Немеркнущие надежды (Хилстрем) - страница 81

— Итак, начнем с первой полосы, — начала Надя летучку. Дорожно-транспортное происшествие с фотографией пойдет в центре.

Ответом ей было общее напряженное молчание.

— В чем дело?

Реджи кашлянул и протянул ей листок бумаги.

— Это получено по телеграфу, пока тебя не было.

У Нади потемнело в глазах. Она вдруг почувствовала более острую боль, чем во время приступа. Два года, повторила она про себя. Как сможет выдержать их такой чувствительный человек, как Ален? А она?

На лицах своих коллег она заметила сочувствие и жалость. Надя сделала глубокий вдох и подавила желание закричать. Она была так уверена, что письма и петиции произведут впечатление. Она всегда так верила в силу печати и на этот раз ошиблась.

Комок слез застрял в горле, и она произнесла:

— Я… Это конечно, главная новость. Если никто не возражает.

Никто не возражал.

— Что мы можем дать для иллюстрации?

Поколебавшись, фотокор Нора достала из папки только что переданную фотографию.

— Вот эта годится?

Фото было сделано всего несколько часов назад в тот момент, когда Алена выводили из зала суда. Его большие руки — такие уверенные, нежные и ласковые были закованы в наручники и пристегнуты к цепи на талии.
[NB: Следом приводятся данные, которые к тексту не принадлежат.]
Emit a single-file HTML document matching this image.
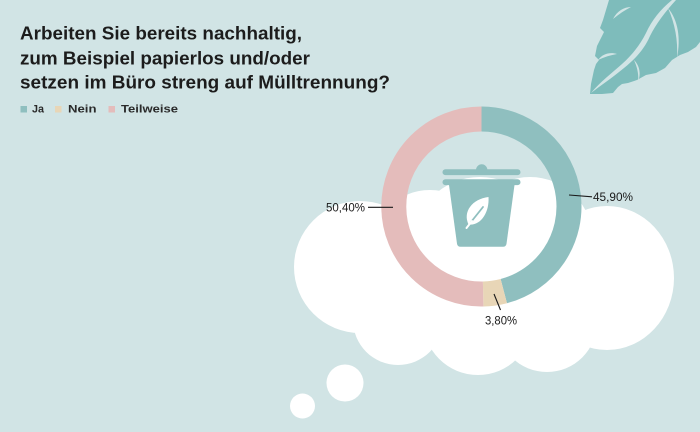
<!DOCTYPE html>
<html><head><meta charset="utf-8"><style>
html,body{margin:0;padding:0;background:#d1e4e5;}
svg{display:block;}
</style></head><body>
<svg width="700" height="432" viewBox="0 0 700 432" xmlns="http://www.w3.org/2000/svg">
<rect width="700" height="432" fill="#d1e4e5"/>
<!-- top right leaf -->
<g>
<path d="M590,94 L591,84 L594,70 L596,64 L599,60 L595,56 L597,46 L601,38 L604,32 L600,28 L603,20 L606,10 L609,0 L700,0 L700,42 L696,47 L688,52 L680,55 L672,60 L665,68 L656,73 L646,75 L637,80 L628,83 L622,84 L618,87 L613,93 L602,94 Z" fill="#7ebcbb"/>
<path d="M591,93 C600,82 612,73 622,64 C632,55 640,45 646,33 C652,20 660,10 672,0 L676,0 C665,12 656,24 650,36 C644,50 634,60 624,68 C612,78 600,86 591,93 Z" fill="#d1e4e5"/>
<path d="M613,19 C617,11 624,7 631,7 C625,10 619,14 613,19 Z" fill="#d1e4e5"/>
<path d="M598,60 C603,53 611,52 617,54 C611,55 604,57 598,60 Z" fill="#d1e4e5"/>
<path d="M634,60 C640,66 641,74 638,82 C639,74 637,67 634,60 Z" fill="#d1e4e5"/>
<path d="M668,8 C678,20 681,38 677,58 C678,40 675,24 668,8 Z" fill="#d1e4e5"/>
</g>
<!-- cloud -->
<g fill="#ffffff">
<circle cx="360" cy="267" r="66"/>
<circle cx="430" cy="250" r="60"/>
<circle cx="480" cy="245" r="68"/>
<circle cx="530" cy="240" r="63"/>
<ellipse cx="607" cy="278" rx="67" ry="72"/>
<circle cx="398" cy="320" r="45"/>
<circle cx="478" cy="320" r="55"/>
<circle cx="547" cy="322" r="50"/>
<ellipse cx="480" cy="285" rx="150" ry="65"/>
<circle cx="345" cy="383" r="18.5"/>
<circle cx="302.5" cy="406" r="12.5"/>
</g>
<!-- donut -->
<g fill="none" stroke-width="25">
<path d="M481.5,119 A87.5,87.5 0 0 1 503.79,291.11" stroke="#8fbfbf"/>
<path d="M503.79,291.11 A87.5,87.5 0 0 1 483.15,293.98" stroke="#e8d6b7"/>
<path d="M483.15,293.98 A87.5,87.5 0 1 1 481.5,119" stroke="#e4bcbb"/>
</g>
<!-- bin icon -->
<g fill="#8fbfbf">
<path d="M476,170 A5.7,5.7 0 0 1 487.4,170 Z"/>
<rect x="442.5" y="169.3" width="78" height="5.8" rx="2.9"/>
<rect x="442.5" y="179.3" width="78" height="5.8" rx="2.9"/>
<path d="M449,185 L514.5,185 L506.5,243.7 Q506,246.7 503,246.7 L460.5,246.7 Q457.5,246.7 457,243.7 Z"/>
</g>
<path d="M468.5,224.5 C462.5,212 472,199 488.5,197 C489.5,212 481,226 468.5,224.5 Z" fill="#ffffff"/>
<line x1="471" y1="222" x2="483" y2="207" stroke="#8fbfbf" stroke-width="1.8" stroke-linecap="round"/>
<line x1="466.5" y1="228" x2="472" y2="221" stroke="#ffffff" stroke-width="2" stroke-linecap="round"/>
<!-- leader lines -->
<g stroke="#1a1a1a" stroke-width="1.1">
<line x1="569" y1="195" x2="592" y2="196.8"/>
<line x1="494" y1="294" x2="500.5" y2="310"/>
<line x1="368" y1="207.3" x2="393" y2="207.3"/>
</g>
<g font-family="'Liberation Sans', sans-serif" font-size="11.5" fill="#1a1a1a">
<text x="593" y="201" textLength="40" lengthAdjust="spacingAndGlyphs">45,90%</text>
<text x="485" y="324.5" textLength="32" lengthAdjust="spacingAndGlyphs">3,80%</text>
<text x="326" y="211.7" textLength="39" lengthAdjust="spacingAndGlyphs">50,40%</text>
</g>
<!-- title -->
<g font-family="'Liberation Sans', sans-serif" font-weight="bold" font-size="18" fill="#1c1c1c">
<text x="20" y="39.3" textLength="282" lengthAdjust="spacingAndGlyphs">Arbeiten Sie bereits nachhaltig,</text>
<text x="20" y="64.3" textLength="290" lengthAdjust="spacingAndGlyphs">zum Beispiel papierlos und/oder</text>
<text x="20" y="88.5" textLength="370" lengthAdjust="spacingAndGlyphs">setzen im Büro streng auf Mülltrennung?</text>
</g>
<!-- legend -->
<rect x="20.5" y="106" width="6.5" height="6.5" fill="#8fbfbf"/>
<rect x="55" y="106" width="6.5" height="6.5" fill="#e8d6b7"/>
<rect x="108.5" y="106" width="6.5" height="6.5" fill="#e4bcbb"/>
<g font-family="'Liberation Sans', sans-serif" font-weight="bold" font-size="11" fill="#2a2a2a">
<text x="32" y="112.7" textLength="12" lengthAdjust="spacingAndGlyphs">Ja</text>
<text x="68" y="112.7" textLength="28.5" lengthAdjust="spacingAndGlyphs">Nein</text>
<text x="121" y="112.7" textLength="57" lengthAdjust="spacingAndGlyphs">Teilweise</text>
</g>
</svg>
</body></html>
— Нет, — жестко отвергла она. — Только не это. Это не тот человек, которого мы знали и которого так любила Надя перебрала фотографии из газетного архива. Их оказалось немного.

— Дадим фото, где он танцует с Эддой в день ее семидесятилетия.

Фотокор снял его смеющимся над чем-то, сказанном Эддой, с глазами, полными любви к его самой беспокойной пациентке.

— Согласна, — живо откликнулась Анна.

— И я, — подтвердил Реджи. — Никто в городе не считает дока преступником.

— Смешно думать о нем иначе, только — наш любимый доктор, — подчеркнула Бетти.

Все начали вспоминать, каким замечательным врачом был Ален. Надя извинилась и сбежала в свой кабинет, где, сидя в большом кресле под строгим взглядом отца и обнимая горшок с фиалками, подаренный Аденом, безутешно разрыдалась.

Наступило лето, и Георг, как уже привык думать о себе Ален, по ночам изнемогал от жары в своей запертой комнате. Он был отправлен в тюрьму с самым мягким режимом, где заключенные жили в двухместных комнатах, а не в клетках, и где строгие правила их почти не подавляли.

И все же его дверь с девяти вечера и до шести утра снаружи запиралась. Тюрьма была огорожена двенадцатифутовой изгородью из металлической сетки с колючей проволокой наверху, а охранники вооружены.

Отец ожидал его на скамейке во дворе. Это было не первое его посещение, и все же Георг держался напряженно в его присутствии.